When I asked Vladimir Kipen, a Donetsk political scientist, about employees being forced to attend such rallies, he just chortled, “That is Donetsk, c’est la vie!” Donetsk, he said, was characterized by “feudal relationships” and in those terms “Akhmetov is lord.” Still, he said, “I see you are surprised that he has such power but can’t do anything. All Ukraine is surprised!” But, he added, Akhmetov had one card up his sleeve that he has not yet played. He has an armed security force that guards his plants, and if and when he chose to deploy that against the rebels, many thought he would easily defeat them. Meanwhile the rebels are trying to force Akhmetov to pay taxes to the Donetsk republic and, since he is resisting, they are talking of nationalizing his assets.

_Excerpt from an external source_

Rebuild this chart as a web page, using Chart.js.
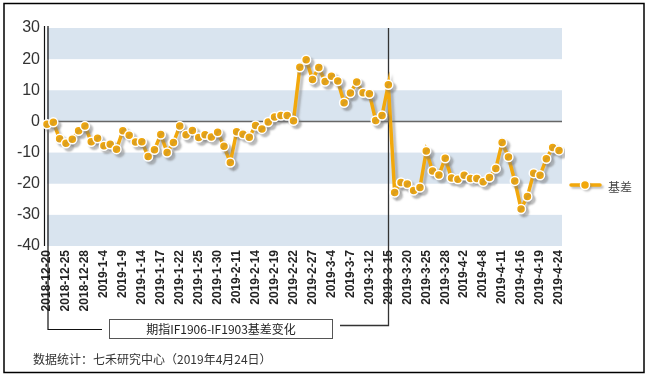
<!DOCTYPE html>
<html><head><meta charset="utf-8">
<script src="https://cdn.jsdelivr.net/npm/chart.js@4.4.1/dist/chart.umd.min.js"></script>
<style>html,body{margin:0;padding:0;background:#fff;}canvas{display:block;}</style>
</head><body>
<canvas id="c" width="648" height="379"></canvas>
<script>
const dates = ['2018-12-20','2018-12-21','2018-12-24','2018-12-25','2018-12-26','2018-12-27','2018-12-28',
'2019-1-2','2019-1-3','2019-1-4','2019-1-7','2019-1-8','2019-1-9','2019-1-10','2019-1-11','2019-1-14','2019-1-15','2019-1-16','2019-1-17','2019-1-18','2019-1-21','2019-1-22','2019-1-23','2019-1-24','2019-1-25','2019-1-28','2019-1-29','2019-1-30','2019-1-31','2019-2-1',
'2019-2-11','2019-2-12','2019-2-13','2019-2-14','2019-2-15','2019-2-18','2019-2-19','2019-2-20','2019-2-21','2019-2-22','2019-2-25','2019-2-26','2019-2-27','2019-2-28','2019-3-1',
'2019-3-4','2019-3-5','2019-3-6','2019-3-7','2019-3-8','2019-3-11','2019-3-12','2019-3-13','2019-3-14','2019-3-15',
'2019-3-18','2019-3-19','2019-3-20','2019-3-21','2019-3-22','2019-3-25','2019-3-26','2019-3-27','2019-3-28','2019-3-29',
'2019-4-1','2019-4-2','2019-4-3','2019-4-4','2019-4-8','2019-4-9','2019-4-10','2019-4-11','2019-4-12','2019-4-15','2019-4-16','2019-4-17','2019-4-18','2019-4-19','2019-4-22','2019-4-23','2019-4-24'];
const basis = [-0.9,-0.3,-5.6,-7.0,-5.7,-3.0,-1.5,-6.5,-5.4,-7.8,-7.3,-8.9,-3.0,-4.4,-6.6,-6.5,-11.3,-9.1,-4.2,-10.0,
-6.8,-1.5,-4.3,-2.9,-5.2,-4.3,-5.0,-3.5,-8.0,-13.2,-3.3,-4.1,-5.1,-1.3,-2.4,-0.2,1.4,1.9,1.9,0.2,
17.4,19.8,13.5,17.3,12.8,14.5,13.0,6.0,9.1,12.7,9.2,8.9,0.3,1.9,11.8,-22.8,-19.6,-20.1,-22.2,-21.2,
-9.5,-15.9,-17.2,-11.8,-18.2,-18.6,-17.3,-18.3,-18.3,-19.4,-18.0,-15.1,-6.8,-11.4,-19.1,-28.1,-24.1,-16.6,-17.3,-12.0,-8.4,-9.3];
const seriesName = '基差';
const yTicks = [30,20,10,0,-10,-20,-30,-40];
const shadedBands = [[30,20],[10,0],[-10,-20],[-30,-40]];
const splitDate = '2019-3-15';
const noteText = '期指IF1906-IF1903基差变化';
const footerText = '数据统计：七禾研究中心（2019年4月24日）';
const labelEvery = 3;

const ORANGE = '#f2a80c';
const CJK = '"Noto Sans CJK SC", "Liberation Sans", sans-serif';

const decor = {
  id: 'decor',
  beforeDatasetsDraw(chart) {
    const {ctx, chartArea: a, scales: {x, y}} = chart;
    ctx.save();
    // bands
    ctx.fillStyle = '#d9e4ef';
    shadedBands.forEach(([hi, lo]) => {
      const t = y.getPixelForValue(hi), b = y.getPixelForValue(lo);
      ctx.fillRect(a.left, t, a.right + 3 - a.left, b - t);
    });
    // zero line
    const y0 = Math.round(y.getPixelForValue(0)) + 0.5;
    ctx.strokeStyle = '#666'; ctx.lineWidth = 1.5;
    ctx.beginPath(); ctx.moveTo(a.left, y0); ctx.lineTo(a.right + 3, y0); ctx.stroke();
    // axis double line + bracket
    ctx.strokeStyle = '#111'; ctx.lineWidth = 1.2;
    ctx.beginPath(); ctx.moveTo(44.5, a.top - 2); ctx.lineTo(44.5, a.bottom); ctx.stroke();
    ctx.beginPath(); ctx.moveTo(48, a.top - 2); ctx.lineTo(48, 329.5); ctx.lineTo(102, 329.5); ctx.stroke();
    // split line
    const xs = Math.round(x.getPixelForValue(dates.indexOf(splitDate))) + 0.5;
    ctx.strokeStyle = '#333'; ctx.lineWidth = 1.3;
    ctx.beginPath(); ctx.moveTo(xs, a.top); ctx.lineTo(xs, 325.5); ctx.lineTo(340, 325.5); ctx.stroke();
    // note box
    ctx.strokeStyle = '#555'; ctx.lineWidth = 1;
    ctx.strokeRect(109.5, 319.5, 223, 19);
    ctx.fillStyle = '#222'; ctx.font = '12px ' + CJK;
    ctx.textAlign = 'center'; ctx.textBaseline = 'middle';
    ctx.fillText(noteText, 221, 329.5);
    // footer
    ctx.textAlign = 'left'; ctx.fillStyle = '#333';
    ctx.fillText(footerText, 33, 359);
    ctx.restore();
  },
  beforeDatasetDraw(chart) {
    const ctx = chart.ctx;
    ctx.save();
    ctx.shadowColor = 'rgba(120,120,120,0.45)';
    ctx.shadowOffsetX = 3; ctx.shadowOffsetY = 3; ctx.shadowBlur = 2;
  },
  afterDatasetDraw(chart) { chart.ctx.restore(); },
  afterDraw(chart) {
    const ctx = chart.ctx;
    ctx.save();
    // outer frame
    ctx.strokeStyle = '#000'; ctx.lineWidth = 1.5;
    ctx.strokeRect(4, 3.5, 640, 369);
    // legend
    ctx.shadowColor = 'rgba(120,120,120,0.45)';
    ctx.shadowOffsetX = 2; ctx.shadowOffsetY = 2; ctx.shadowBlur = 2;
    ctx.strokeStyle = ORANGE; ctx.lineWidth = 3.5; ctx.lineCap = 'round';
    ctx.beginPath(); ctx.moveTo(571, 185); ctx.lineTo(600, 185); ctx.stroke();
    ctx.beginPath(); ctx.arc(585, 185, 4.5, 0, Math.PI * 2);
    ctx.fillStyle = ORANGE; ctx.fill();
    ctx.shadowColor = 'transparent';
    ctx.strokeStyle = '#fff'; ctx.lineWidth = 1.5; ctx.stroke();
    ctx.fillStyle = '#444'; ctx.font = '12px ' + CJK;
    ctx.textAlign = 'left'; ctx.textBaseline = 'middle';
    ctx.fillText(chart.data.datasets[0].label, 608, 187);
    ctx.restore();
  }
};

new Chart(document.getElementById('c'), {
  type: 'line',
  data: {
    labels: dates,
    datasets: [{
      label: seriesName,
      data: basis,
      borderColor: ORANGE,
      borderWidth: 3.5,
      backgroundColor: ORANGE,
      pointBackgroundColor: ORANGE,
      pointBorderColor: '#fff',
      pointBorderWidth: 1.5,
      pointRadius: 4.5,
      tension: 0,
      fill: false
    }]
  },
  options: {
    responsive: false,
    devicePixelRatio: 1,
    animation: false,
    layout: { padding: { left: 0, right: 89, top: 28, bottom: 0 } },
    plugins: { legend: { display: false }, tooltip: { enabled: false } },
    scales: {
      x: {
        offset: false,
        grid: { display: false, drawTicks: false },
        border: { display: false },
        afterFit(s) { s.height = 133; },
        ticks: {
          autoSkip: false, minRotation: 90, maxRotation: 90, padding: 4,
          color: '#222', font: { family: '"Liberation Sans", Arial, sans-serif', size: 12, weight: 'bold' },
          callback(v, i) { return i % labelEvery === 0 ? this.getLabelForValue(v) : ''; }
        }
      },
      y: {
        min: -40, max: 30,
        grid: { display: false, drawTicks: false },
        border: { display: false },
        afterFit(s) { s.width = 47; },
        afterBuildTicks(s) { s.ticks = yTicks.map(v => ({ value: v })); },
        ticks: {
          padding: 7, color: '#333',
          font: { family: '"Liberation Sans", Arial, sans-serif', size: 16 }
        }
      }
    }
  },
  plugins: [decor]
});
</script>
</body></html>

More than a month ago I met Olena Yemchenko, an artist, and her husband Artyom. I met her at a pro-Ukrainian rally. A couple of nights ago I went back to see them and their two boys. Artyom runs a company whose shops sell household goods and whose name translates as “Cozy Home.” When I first met Yemchenko she had a little Ukrainian flag on the dashboard of her car, which surprised me, in view of the current political climate. A few days later she told me that someone had smashed the back window of her car. I asked Artyom what he had been doing for the last month. The answer was that he had been exploring the possibility of moving to Kiev or the west or emigrating. “If I come back in year,” I asked, “what do you reckon the chances of you still being here are?” Without hesitation he answered: “Fifty-fifty.” That may be a fair assessment of whether there is still a chance of a peaceful settlement of the Ukrainian conflict.